Now, what about this home run thing.  This season, with the Yankees starting out the season on a home run tear, the connotation of hitting a home run somehow changed from "the best thing you can do at the plate" to "a sign that the Yankees offense is unbalanced and incomplete." *  Let's look at some interesting data that I pulled:

* I know that this is a strawman and an oversimplification of some of the points that were made about the Yankees reliance on the home run, I just wanted to get the general idea out there.


In the above chart, the "Baserunners" column is calculated as H+BB+HBP-HR, showing how many runners reached base, but did not score**.  Runs-HR shows how many runs were scored by non-home run hitters, or how many runners reached base and then came around to score.  By dividing the runs by the baserunners, you can ascertain the percentage that each team scores a baserunner.

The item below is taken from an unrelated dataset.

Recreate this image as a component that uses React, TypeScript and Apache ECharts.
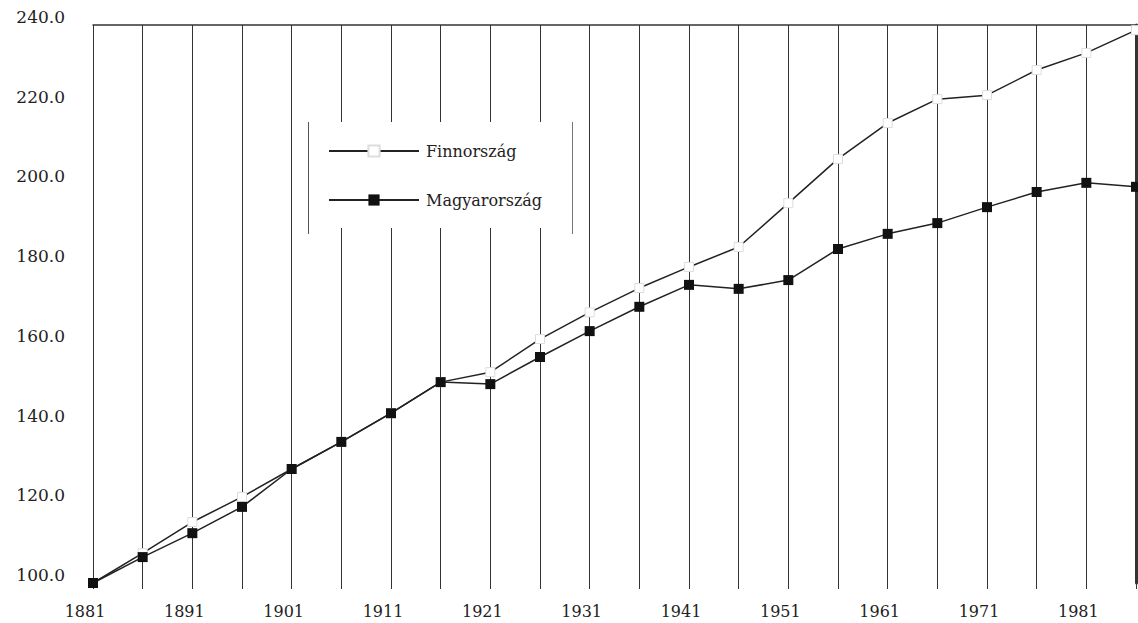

** Reaching base via error was completely neglected, but should not make a difference to the crux of the point, the relative performance of the teams in baserunners coming around to score.

As shown, the Yankees were the second most adept at scoring their baserunners.  In addition to the raw percentage, as so many of the Yankees base runners were as a result of walks and being hit by a pitch, it follows that the Yankees were very successful at scoring runners all the way from first base.

So, the next time John Sterling or another lover of small ball bemoans the Yankees inability to manufacture runs, the number of runners stranded on base, or the shortcomings of being a station-to-station home run hitting team, know that the numbers and the results do not bear this out.  They never have.